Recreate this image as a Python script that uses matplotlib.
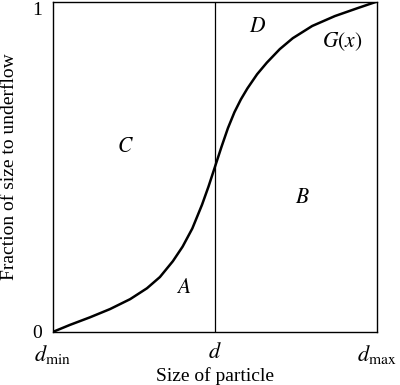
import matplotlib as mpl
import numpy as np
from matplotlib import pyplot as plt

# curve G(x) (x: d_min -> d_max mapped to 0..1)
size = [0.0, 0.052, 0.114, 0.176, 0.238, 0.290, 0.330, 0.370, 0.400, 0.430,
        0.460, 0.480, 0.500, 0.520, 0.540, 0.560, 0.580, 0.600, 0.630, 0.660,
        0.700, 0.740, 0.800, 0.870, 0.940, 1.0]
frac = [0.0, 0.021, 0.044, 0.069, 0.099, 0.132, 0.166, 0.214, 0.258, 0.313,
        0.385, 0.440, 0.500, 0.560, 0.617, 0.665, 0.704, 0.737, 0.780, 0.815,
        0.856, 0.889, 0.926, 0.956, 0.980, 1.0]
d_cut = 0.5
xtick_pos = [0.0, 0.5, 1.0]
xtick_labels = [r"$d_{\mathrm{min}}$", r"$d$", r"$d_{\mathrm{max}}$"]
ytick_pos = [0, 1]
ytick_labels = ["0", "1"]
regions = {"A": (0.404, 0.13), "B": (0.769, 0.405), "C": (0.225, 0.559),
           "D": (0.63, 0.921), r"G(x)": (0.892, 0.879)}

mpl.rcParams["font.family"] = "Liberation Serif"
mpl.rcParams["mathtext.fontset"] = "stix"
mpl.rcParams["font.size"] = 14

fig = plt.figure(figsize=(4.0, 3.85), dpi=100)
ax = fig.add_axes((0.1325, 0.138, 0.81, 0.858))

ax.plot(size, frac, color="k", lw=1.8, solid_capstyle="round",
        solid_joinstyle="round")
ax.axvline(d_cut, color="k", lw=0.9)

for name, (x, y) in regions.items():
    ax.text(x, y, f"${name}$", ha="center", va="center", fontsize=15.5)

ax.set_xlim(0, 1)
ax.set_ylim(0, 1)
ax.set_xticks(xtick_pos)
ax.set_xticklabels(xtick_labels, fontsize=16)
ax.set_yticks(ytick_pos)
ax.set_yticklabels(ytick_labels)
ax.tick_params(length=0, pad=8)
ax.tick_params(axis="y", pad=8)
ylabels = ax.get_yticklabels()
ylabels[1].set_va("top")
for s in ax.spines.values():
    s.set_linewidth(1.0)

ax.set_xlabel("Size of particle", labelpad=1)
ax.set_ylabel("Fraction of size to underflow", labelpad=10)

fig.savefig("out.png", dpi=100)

Request
The lines from the start of the data through the line that contains "from matplotlib import pyplot as plt" are to be returned exactly, please, with both ends included and every picture left out.

Exercise response
Recreate this image as a Python script that uses matplotlib.
import matplotlib as mpl
import numpy as np
from matplotlib import pyplot as plt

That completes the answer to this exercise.